O dispositivo que tem à sua disposição tem já essa flexibilidade?

Para além desta flexibilidade tem os meios que considero necessários para acorrer às situações que poderão advir dos riscos de incêndio, inundação, etc. O sistema não é perfeito, não há sistemas perfeitos. Como os recursos são escassos temos de trabalhar com o que temos e estamos moralmente obrigados a participar no esforço constante da aplicação desses meios para melhor cumprir as missões.

Na tentativa de cumprir esses objetivos sente falta da lei orgânica da autoridade nacional de proteção civil e já agora o que acha que de essencial essa lei tem de ter?
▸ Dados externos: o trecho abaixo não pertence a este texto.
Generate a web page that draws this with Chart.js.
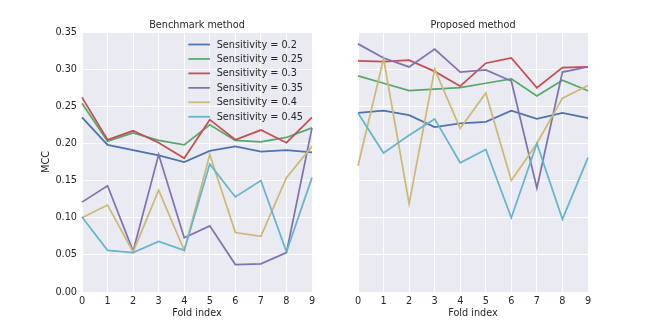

Relativamente à lei orgânica, neste momento tem poucos reflexos para aquilo que é a minha estrutura operacional, porque herdo uma estrutura em que faço os acertos que considero essenciais com os meios que me foram disponibilizados, mas honestamente nesta altura não sinto falta de uma nova lei que me estruture ou que me altere a estrutura de topo na ANPC. Isso será uma questão que podermos falar e tratar com quem de direito, é uma responsabilidade do Sr. Presidente da ANPC, mas efetivamente não sinto falta de uma mudança ou daquilo que poderá ser uma nova lei da proteção civil. Até porque a estrutura que tenho, tenho de trabalhar com ela para enfrentar os meses que tenho pela frente, apesar de ter consciência que proteção civil não é só incêndios, eu tenho pela frente julho, agosto e setembro e nestes meses aquilo que quero é preservar estabilidade, dignidade e trabalhar com tudo o que tenho por forma a cumprir uma missão. Fazer alterações na estrutura operacional do emprego dos meios seria altamente desaconselhável. Como a lei orgânica não me vai alterar este estado de coisas nos próximos, diria que com nova lei ou sem nova lei para o meu trabalho diário não tenho problemas em trabalhar com a que está.